In his speech, Mukherjee said the Insurance Laws (Amendment) Ordinance, 2014 was promulgated to raise the foreign equity cap from 26-49% while safeguarding Indian ownership and control. “This will enhance capital availability and ensure better access to insurance services, especially in rural areas and for economically weaker sections," the President said.

Before the start of the session, the government had sent its emissaries to lobby with the Biju Janata Dal (BJU) that has seven members in the Rajya Sabha, the All India Anna Dravida Munnetra Kazhagam (AIADMK) with 11 MPs and the Dravida Munnetra Kazhagam (DMK), which has four MPs.

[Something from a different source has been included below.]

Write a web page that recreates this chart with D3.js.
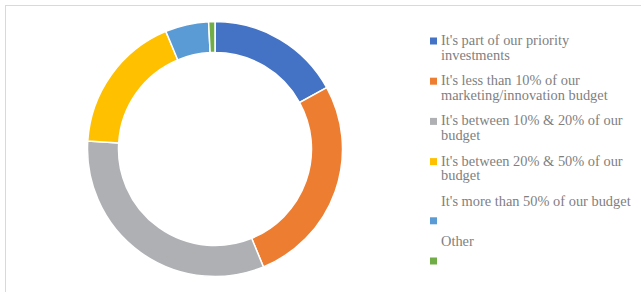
<!DOCTYPE html>
<html><head><meta charset="utf-8">
<script src="https://cdn.jsdelivr.net/npm/d3@7"></script>
<style>html,body{margin:0;padding:0;background:#fff;}svg{display:block;}</style>
</head><body>
<svg id="chart" width="641" height="292"></svg>
<script>
const categories = [
  "It's part of our priority investments",
  "It's less than 10% of our marketing/innovation budget",
  "It's between 10% & 20% of our budget",
  "It's between 20% & 50% of our budget",
  "It's more than 50% of our budget",
  "Other"
];
const legendLines = [
  ["It's part of our priority", "investments"],
  ["It's less than 10% of our", "marketing/innovation budget"],
  ["It's between 10% & 20% of our", "budget"],
  ["It's between 20% & 50% of our", "budget"],
  ["It's more than 50% of our budget"],
  ["Other"]
];
const values = [17.0, 26.8, 32.2, 17.7, 5.5, 0.8];
const colors = ["#4472C4", "#ED7D31", "#AFB0B4", "#FFC000", "#5B9BD5", "#70AD47"];

const svg = d3.select("#chart");
svg.append("rect").attr("x", 5.5).attr("y", 5.5).attr("width", 700).attr("height", 400)
  .attr("fill", "none").attr("stroke", "#d9d9d9").attr("stroke-width", 1);

const cx = 215, cy = 149, rOuter = 127.5, rInner = 96.5;
const pie = d3.pie().sort(null).value(d => d)(values);
const arc = d3.arc().innerRadius(rInner).outerRadius(rOuter);
const g = svg.append("g").attr("transform", `translate(${cx},${cy})`);
g.selectAll("path").data(pie).join("path")
  .attr("d", arc)
  .attr("fill", (d, i) => colors[i])
  .attr("stroke", "#fff").attr("stroke-width", 1.5);

const lg = svg.append("g").attr("font-family", "'Liberation Serif', 'DejaVu Serif', serif")
  .attr("font-size", 14.4).attr("fill", "#7f7f7f");
const y0 = 45, step = 40.2, lineH = 14.5;
legendLines.forEach((lines, i) => {
  const by = y0 + i * step;
  const markerShift = lines.length === 1 ? 19 : 0;
  lg.append("rect").attr("x", 430).attr("y", by - 7.5 + markerShift)
    .attr("width", 7).attr("height", 7).attr("fill", colors[i]);
  lines.forEach((t, j) => {
    lg.append("text").attr("x", 441).attr("y", by + j * lineH).text(t);
  });
});
</script>
</body></html>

The government hopes to get the support of the Mayawati-led Bahujan Samaj Party (BSP) on some of the bills. The party has 10 MPs in the Upper House. In a related move, Prime Minister Narendra Modi attended the wedding ceremony of the grandnephew of Mulayam Singh Yadav, leader of the Samajwadi Party, which has 15 MPs in the Rajya Sabha.

Political analysts say Modi realizes that the opposition parties may not agree to all the initiatives of the government, and has therefore stepped in himself in a last-ditch bid to build consensus over the controversial bills, even attending an all-party meeting on Sunday.

“It is the government which is talking about cooperation through the President. Prime Minister Narendra Modi has himself initiated the process of consensus building," said N. Bhaskara Rao, founder-chairman of the Centre for Media Studies, a Delhi-based political think tank.